Voter apathy is a difficult thing to understand, especially since so many people fought so hard to make it possible. This is especially true when it comes to women. While some ancient civilizations allowed women to vote, it is a relatively recent phenomenon in our Western civilization.
New Zealand was the first modern country to give women the right to vote- in 1893. In Canada women could vote in some provincial elections as early as 1916 but only won the right to vote federally in 1919. In the US the national right came in 1920.
Humour was a tool the Canadian suffragettes used. Led by Nellie McClung they held a Mock Parliament in Manitoba in 1914. The main topic under discussion was 'Should men have the right to vote?', with arguments such as "Oh no, man is made for something higher and better than voting...Politics unsettles men, and unsettled men mean unsettled bills, broken furniture, broken vows, and divorce!" The Parliament was a great success and women could vote in Manitoba two years later.

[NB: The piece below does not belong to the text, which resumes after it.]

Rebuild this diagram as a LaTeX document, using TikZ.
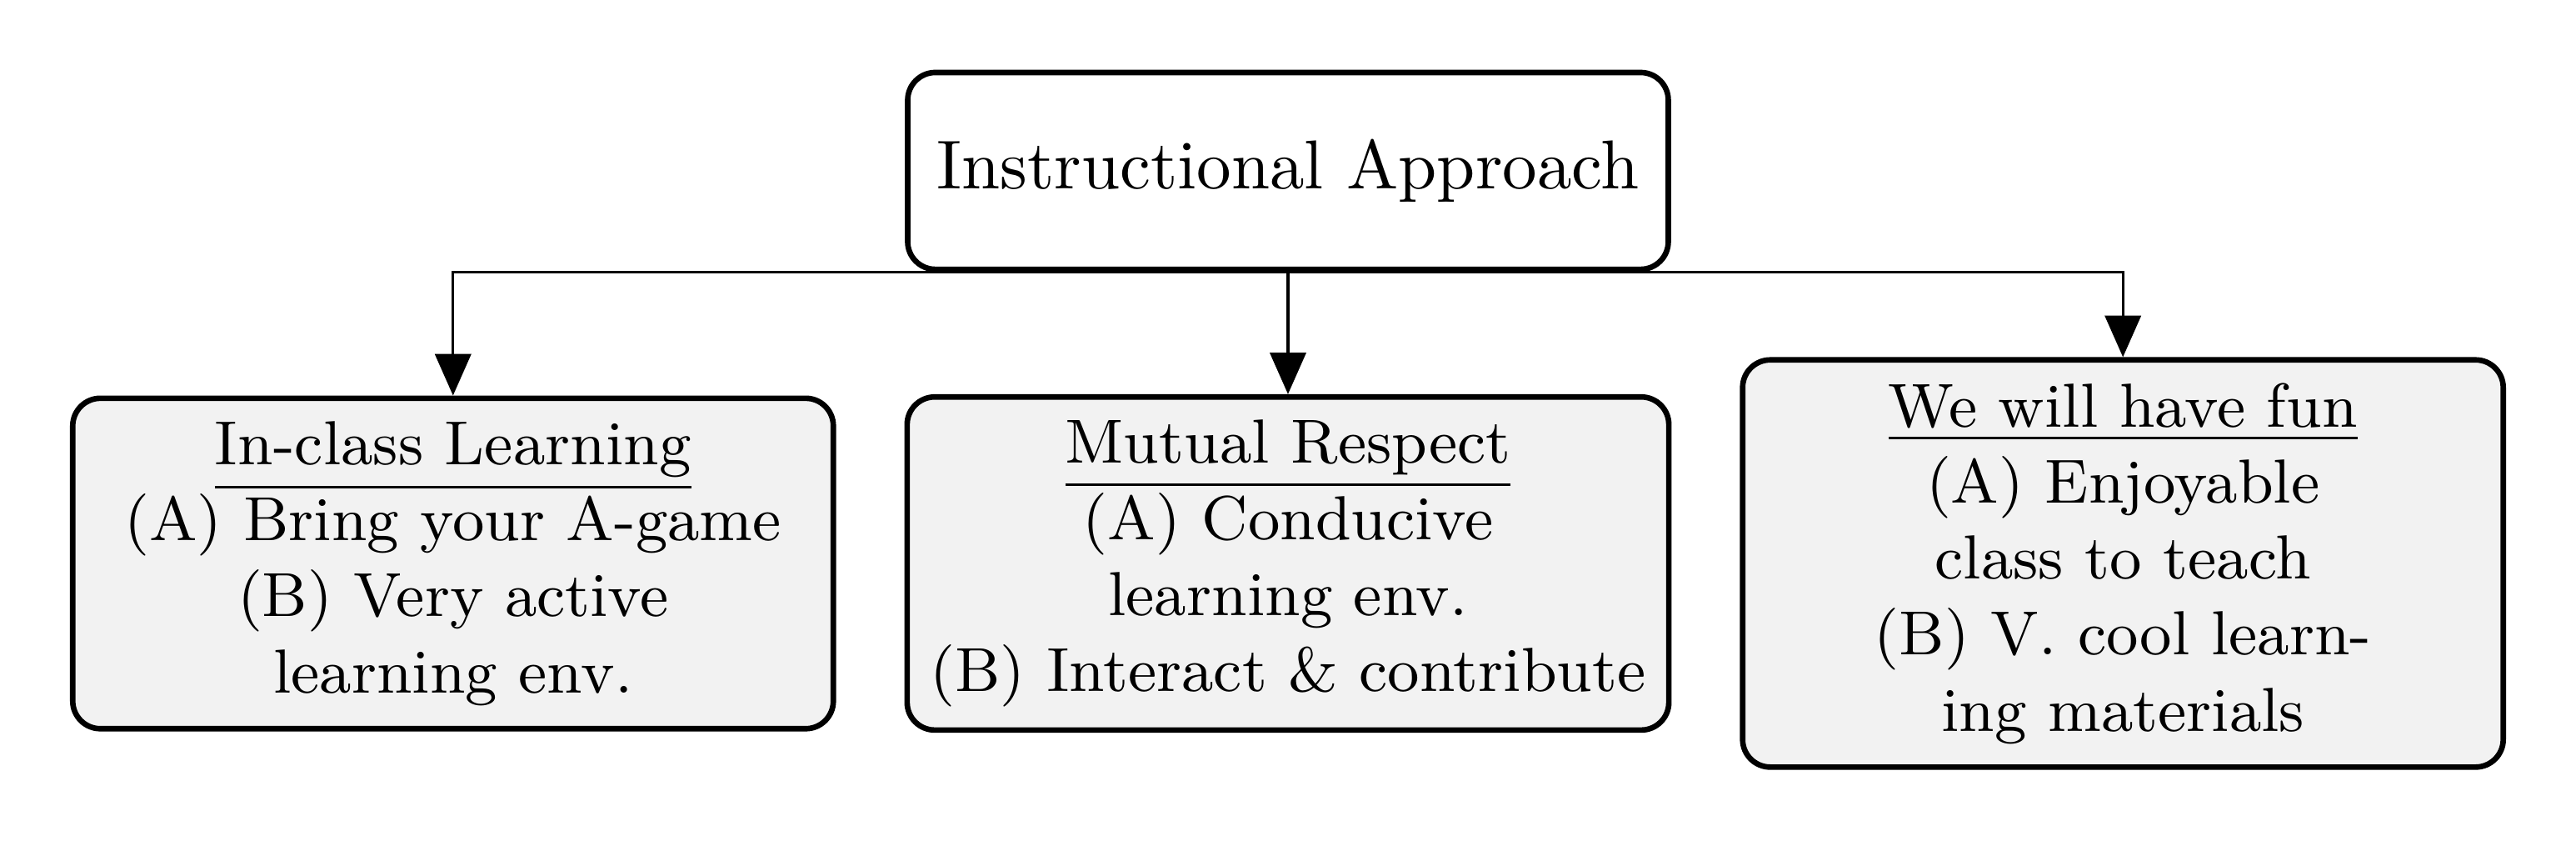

That wasn't the end of the road for women's rights, though. Women in Canada were still not considered "persons" according to the British North America Act with the right to occupy a seat in the Senate, a decision upheld by the Supreme court in 1928. A group of suffragettes from Alberta known as the Famous Five(Emily Murphy, Irene Parlby, Nellie McClung, Louise McKinney and Henrietta Edwards)worked tirelessly towards gaining this right, even though a woman had already been elected to the House of Commons. It wasn't that a senate seat was a bigger prize (it wasn't) but the idea of being excluded from being classified as "persons" was what prodded them on. The "persons case" as it came to be called was overturned by the Privy council the next year.
Considering the time, effort and sacrifices of all those who have worked to give us the right to vote, casting our ballot seems to me to be not just a right, but an obligation.